伊藤ひであきの地方からの提言

09秋 発足一カ月、よたよたしてきたぞ小鳩政権 (10/31)

 以下の文章は豊橋での長谷川幸洋氏(ジャーナリスト、中日新聞・東京新聞論説委員)、浅川博忠氏(政治評論家)の講演をベースに、文芸春秋10月号「戦後日本のいちばん長い日」・同11月号「小沢一郎−新闇将軍の研究」、週刊現代11/7「脱官僚はウソ、民主政権の大迷走」、そして何よりも東京で活躍中の高校時代の同級生などのジャーナリストや官僚OB諸氏からの情報でまとめました。

●二重構造でなく、これは小鳩政権

 鳩山政権はハネムーン期間が終わる11月頃に潮目が変わると見られていたが、1ヶ月で流れが変わった。日本郵政の次期社長に元大蔵事務次官・斎藤次郎氏を決めたことがターニングポイント。天下り根絶の路線と異なるだけでなく、小沢一郎幹事長と亀井静香大臣で決め、鳩山首相には事後報告だったことが露呈してきた。

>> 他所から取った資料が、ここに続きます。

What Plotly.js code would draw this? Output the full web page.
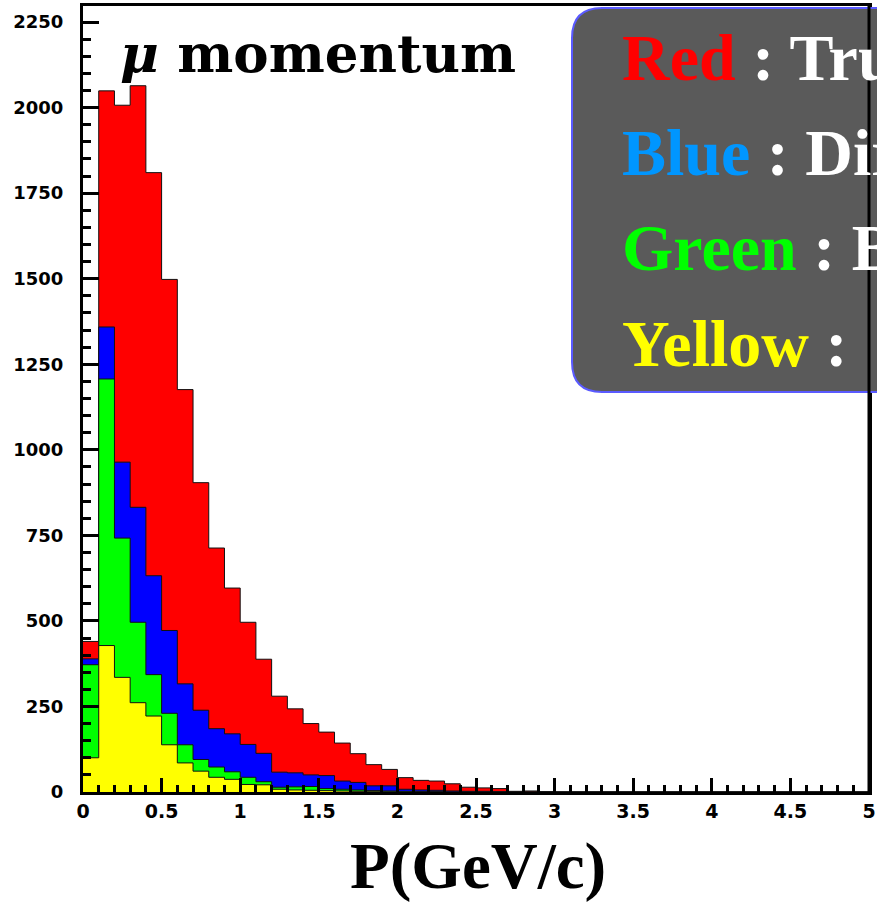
<!DOCTYPE html>
<html>
<head>
<meta charset="utf-8">
<script src="https://cdn.plot.ly/plotly-3.0.1.min.js"></script>
<style>
  html, body { margin: 0; padding: 0; background: #ffffff; }
  #chart { width: 877px; height: 904px; }
</style>
</head>
<body>
<div id="chart"></div>
<script>
// Histogram: mu momentum, 50 bins of 0.1 GeV/c from 0 to 5
const binWidth = 0.1;
const nBins = 50;

// Red : all (true) muons
const redCounts = [440, 2049, 2007, 2064, 1810, 1498, 1176, 904, 713, 596,
                   496, 388, 280, 243, 200, 175, 143, 112, 80, 66,
                   42, 34, 32, 24, 14, 12, 10, 2, 3, 1,
                   0, 0, 0, 0, 0, 0, 0, 0, 0, 0,
                   0, 0, 0, 0, 0, 0, 0, 0, 0, 0];
// Blue
const blueCounts = [389, 1359, 964, 832, 632, 472, 316, 239, 185, 170,
                    139, 113, 58, 56, 50, 48, 32, 28, 18, 18,
                    8, 6, 5, 3, 2, 2, 1, 0, 0, 0,
                    0, 0, 0, 0, 0, 0, 0, 0, 0, 0,
                    0, 0, 0, 0, 0, 0, 0, 0, 0, 0];
// Green
const greenCounts = [372, 1207, 742, 496, 343, 230, 138, 95, 73, 59,
                     43, 30, 14, 15, 16, 10, 8, 6, 4, 3,
                     2, 1, 1, 0, 0, 0, 0, 0, 0, 0,
                     0, 0, 0, 0, 0, 0, 0, 0, 0, 0,
                     0, 0, 0, 0, 0, 0, 0, 0, 0, 0];
// Yellow
const yellowCounts = [100, 428, 335, 261, 222, 138, 85, 61, 43, 37,
                      22, 21, 8, 6, 5, 4, 3, 2, 2, 1,
                      0, 0, 0, 0, 0, 0, 0, 0, 0, 0,
                      0, 0, 0, 0, 0, 0, 0, 0, 0, 0,
                      0, 0, 0, 0, 0, 0, 0, 0, 0, 0];

const xTickVals = [0, 0.5, 1, 1.5, 2, 2.5, 3, 3.5, 4, 4.5, 5];
const xTickText = ["0", "0.5", "1", "1.5", "2", "2.5", "3", "3.5", "4", "4.5", "5"];
const yTickVals = [0, 250, 500, 750, 1000, 1250, 1500, 1750, 2000, 2250];
const yTickText = ["0", "250", "500", "750", "1000", "1250", "1500", "1750", "2000", "2250"];

const legendLines = [
  {label: "Red", color: "#ff0000", rest: " : True μ"},
  {label: "Blue", color: "#0096ff", rest: " : Direct μ"},
  {label: "Green", color: "#00ff00", rest: " : B decay"},
  {label: "Yellow", color: "#ffff00", rest: " :  C decay"}
];

// bin edges
const edges = [];
for (let i = 0; i <= nBins; i++) edges.push(Math.round(i * binWidth * 1000) / 1000);

function stepTrace(counts, fill) {
  return {
    type: 'scatter',
    mode: 'lines',
    x: edges,
    y: counts.concat([counts[counts.length - 1]]),
    line: {shape: 'hv', color: '#111111', width: 1},
    fill: 'tozeroy',
    fillcolor: fill,
    hoverinfo: 'skip',
    showlegend: false
  };
}

const data = [
  stepTrace(redCounts, '#ff0000'),
  stepTrace(blueCounts, '#0000ff'),
  stepTrace(greenCounts, '#00ff00'),
  stepTrace(yellowCounts, '#ffff00')
];

const L = 83, R = 8, T = 6, B = 112;
const W = 877, H = 904;
const pw = W - L - R, ph = H - T - B;
function px2x(p) { return (p - L) / pw; }
function py2y(p) { return (T + ph - p) / ph; }

// legend box (rounded left corners, extends beyond right edge)
const bx0 = px2x(572), bx1 = px2x(930), by0 = py2y(392), by1 = py2y(8);
const rx = 30 / pw, ry = 30 / ph;
const boxPath = `M ${bx0 + rx} ${by1} L ${bx1} ${by1} L ${bx1} ${by0} L ${bx0 + rx} ${by0} ` +
  `Q ${bx0} ${by0} ${bx0} ${by0 + ry} L ${bx0} ${by1 - ry} Q ${bx0} ${by1} ${bx0 + rx} ${by1} Z`;

const serif = 'Liberation Serif, Times New Roman, serif';
const annotations = [
  {
    xref: 'paper', yref: 'paper', x: px2x(118), y: py2y(53),
    xanchor: 'left', yanchor: 'middle', showarrow: false,
    text: '<i>μ</i> momentum',
    font: {family: 'DejaVu Serif, serif', size: 53, color: '#000000', weight: 700}
  },
  {
    xref: 'paper', yref: 'paper', x: px2x(478.5), y: py2y(866),
    xanchor: 'center', yanchor: 'middle', showarrow: false,
    text: 'P(GeV/c)',
    font: {family: serif, size: 65, color: '#000000', weight: 700}
  }
];
const baselines = [80, 175, 270, 366];
legendLines.forEach((ln, i) => {
  annotations.push({
    xref: 'paper', yref: 'paper', x: px2x(620), y: py2y(baselines[i] - 23),
    xanchor: 'left', yanchor: 'middle', showarrow: false, align: 'left',
    text: `<span style="color:${ln.color}">${ln.label}</span>${ln.rest}`,
    font: {family: serif, size: 66, color: '#ffffff', weight: 700}
  });
});

const yTickFont = {family: 'DejaVu Sans, Arial, sans-serif', size: 18, color: '#000000', weight: 700};
const xTickFont = {family: 'DejaVu Sans, Arial, sans-serif', size: 19, color: '#000000', weight: 700};

const layout = {
  width: W, height: H,
  margin: {l: L, r: R, t: T, b: B, pad: 0},
  paper_bgcolor: '#ffffff',
  plot_bgcolor: '#ffffff',
  showlegend: false,
  xaxis: {
    range: [0, 5], fixedrange: true,
    showgrid: false, zeroline: false,
    showline: true, linecolor: '#000000', linewidth: 3, mirror: true,
    ticks: 'inside', ticklen: 14, tickwidth: 3, tickcolor: '#000000',
    tickmode: 'array', tickvals: xTickVals, ticktext: xTickText,
    tickfont: xTickFont, ticklabelstandoff: 0,
    minor: {dtick: 0.1, tick0: 0, ticks: 'inside', ticklen: 7, tickwidth: 3, tickcolor: '#000000', showgrid: false}
  },
  yaxis: {
    range: [0, 2297], fixedrange: true,
    showgrid: false, zeroline: false,
    showline: true, linecolor: '#000000', linewidth: 3, mirror: true,
    ticks: 'inside', ticklen: 16, tickwidth: 3, tickcolor: '#000000',
    tickmode: 'array', tickvals: yTickVals, ticktext: yTickText,
    tickfont: yTickFont, ticklabelstandoff: 13,
    minor: {dtick: 50, tick0: 0, ticks: 'inside', ticklen: 8, tickwidth: 3, tickcolor: '#000000', showgrid: false}
  },
  shapes: [
    {type: 'path', xref: 'paper', yref: 'paper', path: boxPath,
     fillcolor: '#5a5a5a', line: {color: '#5a5aff', width: 2}, layer: 'above'},
    {type: 'line', xref: 'paper', yref: 'paper', x0: 1, x1: 1, y0: 0, y1: 1,
     line: {color: '#000000', width: 3}, layer: 'above'}
  ],
  annotations: annotations
};

Plotly.newPlot('chart', data, layout, {displayModeBar: false, staticPlot: true});
</script>
</body>
</html>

 あるいは、行政刷新会議の「事業仕わけ」を担当する民主党議員が32人から一挙に7人に減った。仙谷行政刷新担当相は党側との調整不足に「配慮が足らなかった」と小沢幹事長に陳謝。「私が知らないところで進んだ」という小沢幹事長の存在がきわだつ。

 見えてきたのは鳩山、小沢両氏のぶつかりあいは一切なく、小沢にひれ伏す鳩山の姿であり、そのことに緊張関係もない。これは新政権は二重権力構造でもなく、まぎれもなく小沢・鳩山政権であり、小鳩政権である。今後も繰り返し同じことが起こるだろう。

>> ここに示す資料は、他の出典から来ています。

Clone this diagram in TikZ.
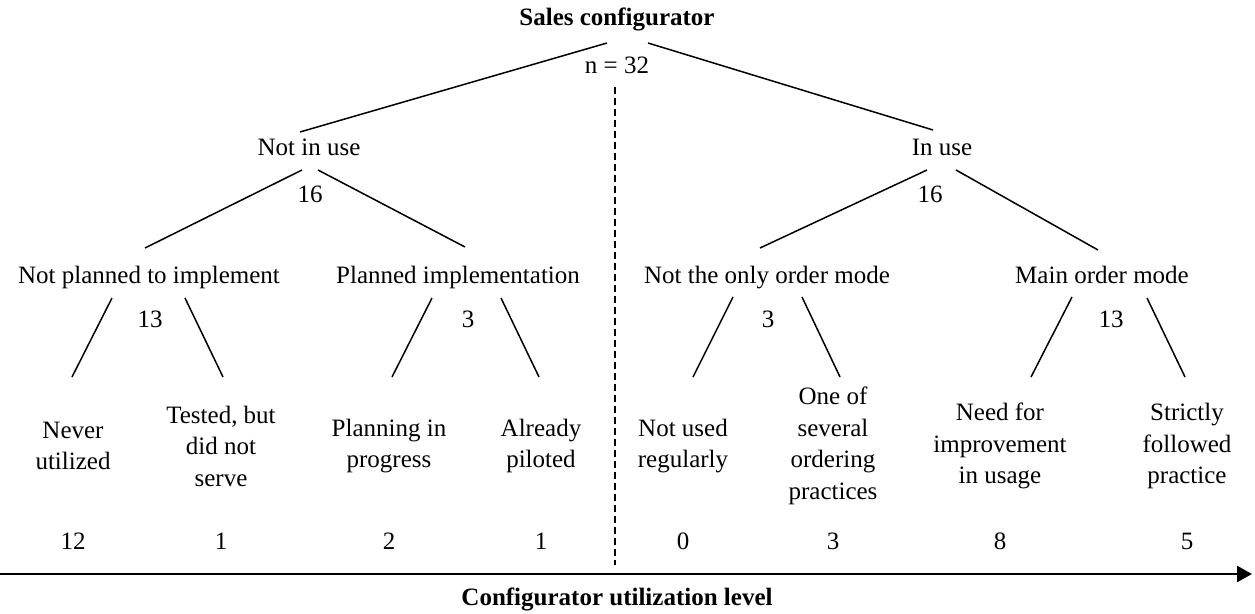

 また、仕分け作業には民間人も起用して減員分を穴埋めしなければならず、予算案を年内に編成するにはどうしても財務省主導にならざるを得ない。現政権は”脱官僚”どころか”財務省依存政権”である事も見えてきた。

 新政権の目玉は「国家戦略室」と「行政刷新会議」。政権の最大の政治課題は当然に景気対策。その経済財政政策の司令塔にならなければならないのに、事実上無力化している。「感動する」内閣どころか、「国家戦略室」を任された副総理の「管はどうする」羽目になって開店休業状態。

●収入より借金が上回る初の予算

 政府は10月16日、政権交代後初となる来年度当初予算の概算要求総額を発表した。それによると一般会計で95兆380億円。マニフェスト(政権公約)実現のために要求額が膨らみ、前麻生内閣による今年度当初予算を大きく上回り、要求段階で過去最大。しかも、概算要求に計上されていないが、各省が強く予算化を求める「事項要求」も3兆円超が見込まれ、それを含めると98兆円を超える。

 その一方で、今年度の税収は不況の影響で当初見積もりの46兆円から6兆円以上減る見通しだ。年末以降、景気回復どころか「二番底」も噂される状況だけに、来年度の税収見積もりも厳しい数字となり40兆円を切る事は確実。となると予算の大胆な絞り込みがなければ、赤字国債の増発は避けられない。

 鳩山首相は先の総選挙で「借金だらけのばらまき予算は許せない」と繰り返し、初の国会答弁でも打伝えて、政権交代後の赤字国債増発を否定してきた。このため、政府としてはこれからの予算編成過程で総額を大幅に削減しないと公約違反のそしりは免れない。
 今後、95兆円の概算要求を5兆円以上削れるかどうか。そのリーダーシップを鳩山が取れるかどうか。それでも、日本の財政史上初の収入より借金が上回る予算にならざるをえない。

●難問山積、政界再編へ

 今後、JAL問題や景気の二番底で新たな補正予算が必要な時や、外交安保でも足並みが乱れる。現に10/29日の国会論戦では普天間飛行場移設問題で嘉手納基地への統合を検討する与党と、県外移設を唱える社民党出身の福島大臣との閣内不一致も露呈した。
 民主党がマニフェストに掲げた地域主権も、地方主権のための安定的財源は消費税を地方のために使うことしか考えられないのに、民主党は消費税は「年金」のために使うとする。これでは、地方主権は進まない。

 小沢氏の狙う2大政党は「2大保守政党」。今の民主は保守とはいえない。来年7月の参院遥で民主党が圧勝し、単独過半数になってしても、秋口に政界再編が起きるだろう。民主党の若手を中心とした、それこそ平成維新で小さな政府作ろうとする改革派と一たび手にした権力を守ろうとする大きな政府を目指す穏健派と分かれるだろう。
 自民党も再建の軸がなく、流れ解散的に分かれていく。政界再編がおこるのは歴史の必然である。いわば、国会議席の前半分の半円状と、後ろ半分の半円状に分かれるといったほうがわかりやすい。